▶ [EXERCISE GOAL]: From the very first line of the data to the line containing "length=0, labelsize=13, pad=20)", retype everything exactly, leaving the pictures behind.

▶ [DATASET SECTION]:
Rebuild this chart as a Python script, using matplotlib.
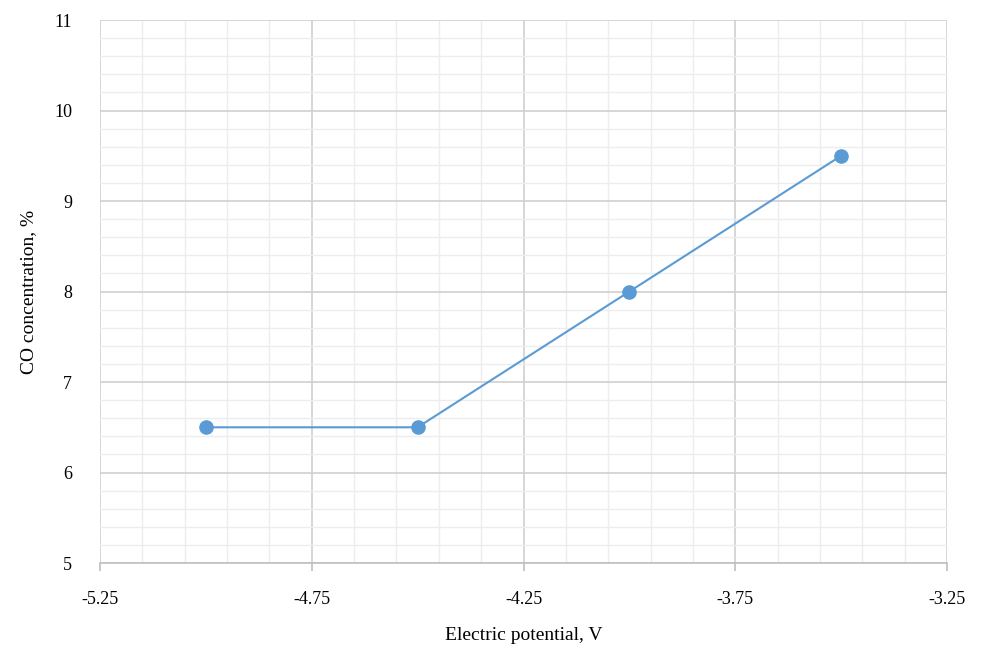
import numpy as np
import matplotlib
matplotlib.use('Agg')
import matplotlib.pyplot as plt
from matplotlib.ticker import MultipleLocator, FixedLocator

# electric potential (V) vs CO concentration (%)
potential = [-5.0, -4.5, -4.0, -3.5]
co_conc = [6.5, 6.5, 8.0, 9.5]

xticks = [-5.25, -4.75, -4.25, -3.75, -3.25]
xtick_labels = ['-5.25', '-4.75', '-4.25', '-3.75', '-3.25']
yticks = [5, 6, 7, 8, 9, 10, 11]

plt.rcParams['font.family'] = ['Liberation Serif', 'DejaVu Serif']

fig = plt.figure(figsize=(9.87, 6.5), dpi=100)
ax = fig.add_axes([0.1013, 0.1338, 0.8582, 0.8354])

ax.plot(potential, co_conc, color='#5B9BD5', lw=1.5, marker='o', ms=9.5, zorder=3)

ax.set_xlim(-5.25, -3.25)
ax.set_ylim(5, 11)
ax.set_xticks(xticks)
ax.set_xticklabels(xtick_labels)
ax.set_yticks(yticks)
ax.xaxis.set_minor_locator(FixedLocator(np.arange(-5.25, -3.2, 0.1)))
ax.yaxis.set_minor_locator(MultipleLocator(0.2))

ax.grid(which='major', color='#D0D0D0', lw=1.2)
ax.grid(which='minor', color='#EDEDED', lw=1.0)
ax.set_axisbelow(True)

for s in ['top', 'right', 'left']:
    ax.spines[s].set_visible(False)
ax.spines['bottom'].set_color('#BFBFBF')
ax.spines['bottom'].set_linewidth(1.2)

ax.tick_params(axis='x', which='major', length=6, color='#BFBFBF', width=1.2,
               labelsize=13, pad=14)
ax.tick_params(axis='x', which='minor', length=0)
ax.tick_params(axis='y', which='both', length=0, labelsize=13, pad=20)

ax.set_xlabel('Electric potential, V', fontsize=14, labelpad=14)
ax.set_ylabel('CO concentration, %', fontsize=14, labelpad=12)

plt.savefig('out.png', dpi=100)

▶ [COMPLETED TASK]:
Rebuild this chart as a Python script, using matplotlib.
import numpy as np
import matplotlib
matplotlib.use('Agg')
import matplotlib.pyplot as plt
from matplotlib.ticker import MultipleLocator, FixedLocator

# electric potential (V) vs CO concentration (%)
potential = [-5.0, -4.5, -4.0, -3.5]
co_conc = [6.5, 6.5, 8.0, 9.5]

xticks = [-5.25, -4.75, -4.25, -3.75, -3.25]
xtick_labels = ['-5.25', '-4.75', '-4.25', '-3.75', '-3.25']
yticks = [5, 6, 7, 8, 9, 10, 11]

plt.rcParams['font.family'] = ['Liberation Serif', 'DejaVu Serif']

fig = plt.figure(figsize=(9.87, 6.5), dpi=100)
ax = fig.add_axes([0.1013, 0.1338, 0.8582, 0.8354])

ax.plot(potential, co_conc, color='#5B9BD5', lw=1.5, marker='o', ms=9.5, zorder=3)

ax.set_xlim(-5.25, -3.25)
ax.set_ylim(5, 11)
ax.set_xticks(xticks)
ax.set_xticklabels(xtick_labels)
ax.set_yticks(yticks)
ax.xaxis.set_minor_locator(FixedLocator(np.arange(-5.25, -3.2, 0.1)))
ax.yaxis.set_minor_locator(MultipleLocator(0.2))

ax.grid(which='major', color='#D0D0D0', lw=1.2)
ax.grid(which='minor', color='#EDEDED', lw=1.0)
ax.set_axisbelow(True)

for s in ['top', 'right', 'left']:
    ax.spines[s].set_visible(False)
ax.spines['bottom'].set_color('#BFBFBF')
ax.spines['bottom'].set_linewidth(1.2)

ax.tick_params(axis='x', which='major', length=6, color='#BFBFBF', width=1.2,
               labelsize=13, pad=14)
ax.tick_params(axis='x', which='minor', length=0)
ax.tick_params(axis='y', which='both', length=0, labelsize=13, pad=20)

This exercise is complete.